His father, a millwright, had moved his family to Texas when Rickard was about five-years-old. His mother was Mrs. Lon Jane Austin, who spent her final years in Seattle, WA (see the August 8, 1930 Bellingham Evening News of Bellingham, WA, USA, for a photo of Jack Dempsey and Mrs. Austin.)
Rickard claimed to have been a cowboy who herded cattle from Texas to Montana and Kansas City. He was Town Marshall of Henrietta, Texas, and a Klondike Gold Rush prospector and gambling house proprietor. After leaving Alaska, he went to San Francisco, then Nevada’s Tonopah and Goldfield gold fields as a purchasing agent for big mining companies, where he opened a gambling house.

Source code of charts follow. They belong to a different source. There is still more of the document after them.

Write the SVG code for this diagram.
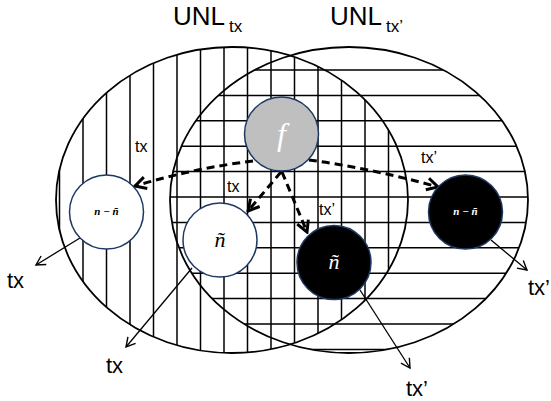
<svg xmlns="http://www.w3.org/2000/svg" width="551" height="401" viewBox="0 0 551 401">
<style>
.hatch{stroke:#000;stroke-width:1.5;fill:none}
.set{fill:none;stroke:#000;stroke-width:1.8}
.dash{fill:none;stroke:#000;stroke-width:3;stroke-dasharray:8 5}
.out{fill:none;stroke:#000;stroke-width:1.3}
.node{stroke:#1f3864;stroke-width:1.5}
.lbl{font-family:"Liberation Sans",Arial,sans-serif;fill:#000}
.math{font-family:"Liberation Serif","Times New Roman",serif;font-style:italic}
</style>
<defs>
<clipPath id="clipL"><ellipse cx="232" cy="200" rx="176" ry="153"/></clipPath>
<clipPath id="clipR"><ellipse cx="349" cy="200" rx="179" ry="153"/></clipPath>
<marker id="dh" markerUnits="userSpaceOnUse" markerWidth="16" markerHeight="16" viewBox="0 0 16 16" refX="14" refY="8" orient="auto">
<path d="M3,2 L14,8 L3,14" fill="none" stroke="#000" stroke-width="3" stroke-dasharray="none"/>
</marker>
<marker id="sh" markerUnits="userSpaceOnUse" markerWidth="14" markerHeight="14" viewBox="0 0 14 14" refX="12" refY="7" orient="auto">
<path d="M3,2 L12,7 L3,12" fill="none" stroke="#000" stroke-width="1.4"/>
</marker>
</defs>
<rect width="551" height="401" fill="#fff"/>
<g id="hatchL" clip-path="url(#clipL)" class="hatch">
<path d="M59.5,40V360M83,40V360M106.5,40V360M130,40V360M153.5,40V360M177,40V360M200.5,40V360M224,40V360M247.5,40V360M271,40V360M294.5,40V360M318,40V360M341.5,40V360M365,40V360M388.5,40V360"/>
</g>
<g id="hatchR" clip-path="url(#clipR)" class="hatch">
<path d="M160,70H540M160,95.4H540M160,120.8H540M160,146.2H540M160,171.6H540M160,197H540M160,222.4H540M160,247.8H540M160,273.2H540M160,298.6H540M160,324H540M160,349.4H540"/>
</g>
<g id="UNLtx">
<ellipse class="set" cx="232" cy="200" rx="176" ry="153"/>
<text class="lbl" x="173" y="25" font-size="26">UNL<tspan font-size="17" dx="4" dy="7">tx</tspan></text>
</g>
<g id="UNLtx2">
<ellipse class="set" cx="349" cy="200" rx="179" ry="153"/>
<text class="lbl" x="330" y="25" font-size="26">UNL<tspan font-size="17" dx="4" dy="7">tx’</tspan></text>
</g>
<g id="connectors">
<path class="dash" d="M253,161 Q195,168 135,186" marker-end="url(#dh)"/>
<path class="dash" d="M309,160 Q370,168 438,187" marker-end="url(#dh)"/>
<path class="dash" d="M281,172 L248,211" marker-end="url(#dh)"/>
<path class="dash" d="M282,172 L307,232" marker-end="url(#dh)"/>
<path class="out" d="M80,238 L36,265" marker-end="url(#sh)"/>
<path class="out" d="M192,268 L126,347" marker-end="url(#sh)"/>
<path class="out" d="M360,290 L410,368" marker-end="url(#sh)"/>
<path class="out" d="M491,240 L527,270" marker-end="url(#sh)"/>
<text class="lbl" x="135" y="152" font-size="16">tx</text>
<text class="lbl" x="227" y="192" font-size="16">tx</text>
<text class="lbl" x="421" y="163" font-size="16">tx’</text>
<text class="lbl" x="319" y="215" font-size="16">tx’</text>
<text class="lbl" x="7" y="288" font-size="22">tx</text>
<text class="lbl" x="106" y="373" font-size="22">tx</text>
<text class="lbl" x="406" y="396" font-size="22">tx’</text>
<text class="lbl" x="528" y="295" font-size="22">tx’</text>
</g>
<g id="node-f">
<circle class="node" cx="281.5" cy="134" r="37" fill="#bfbfbf"/>
<text class="math" x="281.5" y="145" font-size="32" fill="#fff" text-anchor="middle">f</text>
</g>
<g id="node-n-minus-left">
<circle class="node" cx="106.5" cy="212" r="37" fill="#fff"/>
<text class="math" x="106.5" y="215" font-size="11" font-weight="bold" fill="#000" text-anchor="middle">n − ñ</text>
</g>
<g id="node-ntilde-white">
<circle class="node" cx="220" cy="240" r="37" fill="#fff"/>
<text class="math" x="220" y="247" font-size="22" fill="#000" text-anchor="middle">ñ</text>
</g>
<g id="node-ntilde-black">
<circle class="node" cx="334" cy="262.5" r="37" fill="#000"/>
<text class="math" x="334" y="269" font-size="22" fill="#fff" text-anchor="middle">ñ</text>
</g>
<g id="node-n-minus-right">
<circle class="node" cx="465.5" cy="212" r="37" fill="#000"/>
<text class="math" x="465.5" y="215" font-size="11" font-weight="bold" fill="#fff" text-anchor="middle">n − ñ</text>
</g>
</svg>
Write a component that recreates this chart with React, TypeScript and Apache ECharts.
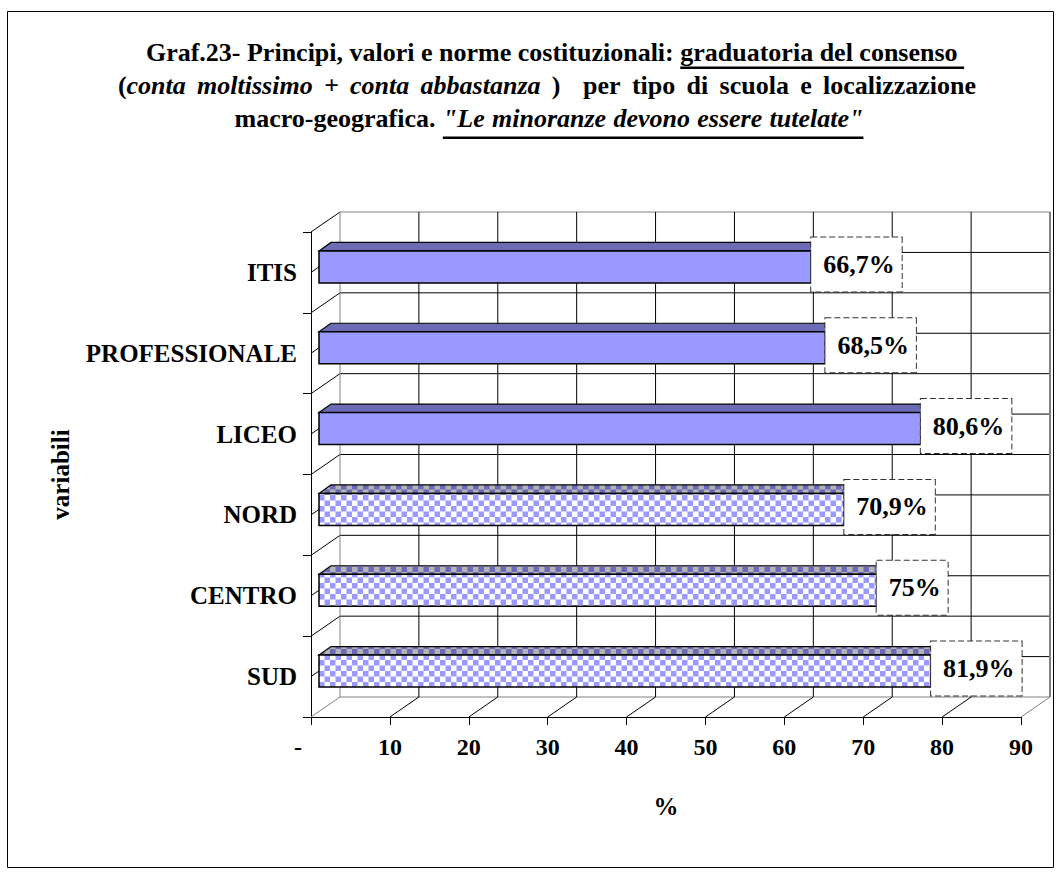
import React, { useEffect, useRef } from 'react';
import * as echarts from 'echarts';

// ---------- data ----------
const categories = ['ITIS', 'PROFESSIONALE', 'LICEO', 'NORD', 'CENTRO', 'SUD'];
const values = [66.7, 68.5, 80.6, 70.9, 75, 81.9];
const groups = ['scuola', 'scuola', 'scuola', 'area', 'area', 'area'];
const xTicks = [0, 10, 20, 30, 40, 50, 60, 70, 80, 90];
const xTickLabels = ['-', '10', '20', '30', '40', '50', '60', '70', '80', '90'];
const xAxisTitle = '%';
const yAxisTitle = 'variabili';

type Seg = { t: string; italic?: boolean; underline?: boolean };
const titleLines: Seg[][] = [
  [
    { t: 'Graf.23- Principi, valori e norme costituzionali: ' },
    { t: 'graduatoria del consenso ', underline: true },
  ],
  [
    { t: '(' },
    { t: 'conta moltissimo + conta abbastanza', italic: true },
    { t: ' )' },
    { t: '  per tipo di scuola e localizzazione' },
  ],
  [
    { t: 'macro-geografica. ' },
    { t: '"Le minoranze devono essere tutelate"', italic: true, underline: true },
  ],
];

// ---------- style ----------
const SERIF = '"Liberation Serif", "Times New Roman", Times, serif';
const SOLID_FRONT = '#9999FF';
const SOLID_TOP = '#6C6CB6';
const CHECK_FRONT = ['#9999FF', '#FFFFFF'];
const CHECK_TOP = ['#6A6AB8', '#B4B4B4'];
const WALL_GRAY = '#808080';
const DEPTH = { dx: 29, dy: -20 };
const BAR = { x0: 8, endShift: -26, dy: -5.5, ratio: 0.396, topDx: 12, topDy: -8.5 };
const TITLE_FS = 26;
const TITLE_CX = [555, 547, 549];
const TITLE_BASELINES = [61, 94, 127];
const TITLE_UNDERLINE_GAP = [5.5, 8, 9.5];
const TITLE_SPACE_EXTRA = [0, 4.8, 0.8];

function makeChecker(c1: string, c2: string, cell: number) {
  const px = 4; // canvas oversampling
  const cv = document.createElement('canvas');
  cv.width = cell * 2 * px;
  cv.height = cell * 2 * px;
  const g = cv.getContext('2d')!;
  const s = cell * px;
  g.fillStyle = c2;
  g.fillRect(0, 0, s * 2, s * 2);
  g.fillStyle = c1;
  g.fillRect(0, 0, s, s);
  g.fillRect(s, s, s, s);
  return { image: cv, repeat: 'repeat', imageWidth: cell * 2, imageHeight: cell * 2 };
}

function formatPct(v: number) {
  return (Number.isInteger(v) ? String(v) : v.toFixed(1).replace('.', ',')) + '%';
}

function buildTitle(): any[] {
  const ctx = document.createElement('canvas').getContext('2d')!;
  const fontOf = (it?: boolean) => `${it ? 'italic ' : ''}bold ${TITLE_FS}px ${SERIF}`;
  const els: any[] = [];
  titleLines.forEach((line, li) => {
    const extra = TITLE_SPACE_EXTRA[li];
    const layout = (startX: number, emit: boolean) => {
      let x = startX;
      const base = TITLE_BASELINES[li];
      const yMid = base - 0.3375 * TITLE_FS;
      line.forEach((s) => {
        ctx.font = fontOf(s.italic);
        const segStart = x;
        const spaceW = ctx.measureText(' ').width + extra;
        s.t.split(' ').forEach((word, wi) => {
          if (wi > 0) x += spaceW;
          if (!word) return;
          if (emit) {
            els.push({
              type: 'text',
              silent: true,
              style: {
                text: word,
                x,
                y: yMid,
                fontFamily: SERIF,
                fontSize: TITLE_FS,
                fontWeight: 'bold',
                fontStyle: s.italic ? 'italic' : 'normal',
                fill: '#000',
                align: 'left',
                verticalAlign: 'middle',
                textAlign: 'left',
                textVerticalAlign: 'middle',
              },
            });
          }
          x += ctx.measureText(word).width;
        });
        if (emit && s.underline) {
          els.push({
            type: 'rect',
            silent: true,
            shape: { x: segStart, y: base + TITLE_UNDERLINE_GAP[li], width: x - segStart, height: 2.5 },
            style: { fill: '#000' },
          });
        }
      });
      return x - startX;
    };
    const total = layout(0, false);
    layout(TITLE_CX[li] - total / 2, true);
  });
  return els;
}

export default function App() {
  const ref = useRef<HTMLDivElement>(null);
  useEffect(() => {
    const chart = echarts.init(ref.current!, null, { renderer: 'svg' });
    const checkFront = makeChecker(CHECK_FRONT[0], CHECK_FRONT[1], 5.5);
    const checkTop = makeChecker(CHECK_TOP[0], CHECK_TOP[1], 5.5);

    const renderFrame = (_params: any, api: any) => {
      const band = api.size([0, 1])[1];
      const n = categories.length;
      const first = api.coord([0, 0]);
      const yTop = first[1] - band / 2;
      const yBot = yTop + band * n;
      const xL = api.coord([xTicks[0], 0])[0];
      const xR = api.coord([xTicks[xTicks.length - 1], 0])[0];
      const { dx, dy } = DEPTH;
      const kids: any[] = [];
      const ln = (x1: number, y1: number, x2: number, y2: number, stroke: string, lw = 1) =>
        kids.push({ type: 'line', silent: true, shape: { x1, y1, x2, y2 }, style: { stroke, lineWidth: lw } });
      for (let k = 0; k <= 2 * n; k++) {
        const y = yTop + (k * band) / 2;
        const edge = k === 0 || k === 2 * n;
        ln(xL + dx, y + dy, xR + dx, y + dy, edge ? WALL_GRAY : '#000');
        if (k < 2 * n) ln(xL, y, xL + dx, y + dy, '#000');
      }
      xTicks.forEach((v, i) => {
        const x = api.coord([v, 0])[0];
        const last = i === xTicks.length - 1;
        const edge = i === 0 || last;
        ln(x + dx, yTop + dy, x + dx, yBot + dy, edge ? WALL_GRAY : '#000', last ? 2 : 1);
        ln(x, yBot, x + dx, yBot + dy, edge ? WALL_GRAY : '#000');
      });
      return { type: 'group', children: kids };
    };

    const renderBar = (params: any, api: any) => {
      const idx = params.dataIndex;
      const v = api.value(0);
      const c = api.value(1);
      const p0 = api.coord([0, c]);
      const p1 = api.coord([v, c]);
      const band = api.size([0, 1])[1];
      const h = band * BAR.ratio;
      const xs = p0[0] + BAR.x0;
      const xe = p1[0] + BAR.endShift;
      const cy = p0[1] + BAR.dy;
      const top = cy - h / 2;
      const pat = groups[idx] === 'area';
      return {
        type: 'group',
        children: [
          {
            type: 'polygon',
            shape: {
              points: [
                [xs, top],
                [xs + BAR.topDx, top + BAR.topDy],
                [xe + BAR.topDx, top + BAR.topDy],
                [xe, top],
              ],
            },
            style: { fill: pat ? checkTop : SOLID_TOP, stroke: '#000', lineWidth: 1.2 },
          },
          {
            type: 'rect',
            shape: { x: xs, y: top, width: xe - xs, height: h },
            style: { fill: pat ? checkFront : SOLID_FRONT, stroke: '#000', lineWidth: 1.5 },
          },
          {
            type: 'text',
            style: {
              text: formatPct(values[idx]),
              x: xe,
              y: cy - 2.5,
              fontFamily: SERIF,
              fontSize: 26,
              fontWeight: 'bold',
              fill: '#000',
              align: 'left',
              verticalAlign: 'middle',
              textAlign: 'left',
              textVerticalAlign: 'middle',
              backgroundColor: '#fff',
              borderColor: '#333',
              borderWidth: 1,
              borderDash: [6, 3],
              padding: [14, 7, 14, 12],
            },
          },
        ],
      };
    };

    const axisText = { color: '#000', fontWeight: 'bold' as const, fontFamily: SERIF };

    chart.setOption({
      animation: false,
      backgroundColor: '#fff',
      grid: { left: 311, top: 232, width: 710, height: 485, containLabel: false },
      xAxis: {
        type: 'value',
        min: 0,
        max: 90,
        interval: 10,
        axisLine: { show: true, onZero: false, lineStyle: { color: '#000', width: 1 } },
        axisTick: { show: true, length: 8, lineStyle: { color: '#000' } },
        splitLine: { show: false },
        axisLabel: {
          ...axisText,
          fontSize: 24,
          margin: 18,
          formatter: (val: number) => {
            const i = xTicks.indexOf(val);
            const s = i >= 0 ? xTickLabels[i] : String(val);
            return i === 0 ? `{z|${s}}` : s;
          },
          rich: { z: { ...axisText, fontSize: 24, padding: [0, 26, 0, 0] } },
        },
        name: xAxisTitle,
        nameLocation: 'middle',
        nameGap: 77,
        nameTextStyle: { ...axisText, fontSize: 25 },
      },
      yAxis: {
        type: 'category',
        data: categories,
        inverse: true,
        axisLine: { show: true, onZero: false, lineStyle: { color: '#000', width: 1 } },
        axisTick: { show: true, length: 8, lineStyle: { color: '#000' } },
        axisLabel: { ...axisText, fontSize: 25, margin: 14 },
        splitLine: { show: false },
        name: yAxisTitle,
        nameLocation: 'middle',
        nameGap: 238,
        nameRotate: 90,
        nameTextStyle: { ...axisText, fontSize: 25 },
      },
      graphic: [
        {
          type: 'rect',
          silent: true,
          z: -10,
          shape: { x: 7.5, y: 11.5, width: 1046, height: 856 },
          style: { fill: 'transparent', stroke: '#000', lineWidth: 1 },
        },
        ...buildTitle(),
      ],
      series: [
        {
          type: 'custom',
          name: 'frame',
          silent: true,
          clip: false,
          z: 1,
          renderItem: renderFrame,
          encode: { x: 0, y: 1 },
          data: [[0, 0]],
        },
        {
          type: 'custom',
          name: 'consenso',
          silent: true,
          clip: false,
          z: 3,
          renderItem: renderBar,
          encode: { x: 0, y: 1 },
          data: values.map((v, i) => [v, i]),
        },
      ],
    });
    return () => chart.dispose();
  }, []);
  return (
    <div
      ref={ref}
      style={{ position: 'absolute', left: 0, top: 0, width: 1061, height: 876, background: '#fff' }}
    />
  );
}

He was primarily responsible for building Madison Square Garden in 1925, and then founded the New York Rangers professional hockey team in 1926. Rickard built Boston Garden in 1928. He helped Nat Fleischer start The Ring magazine, and compiled the first annual top-ten-contender ratings for the magazine.
He died January 6, 1929, in Miami Beach, Florida, of complications following an appendectomy.
Source for most of the early facts posted above: Rickard’s autobiographical series of articles, as published January 2 through February 21, 1924 in the Spokane Spokesman-Review newspaper (Spokane, WA, USA).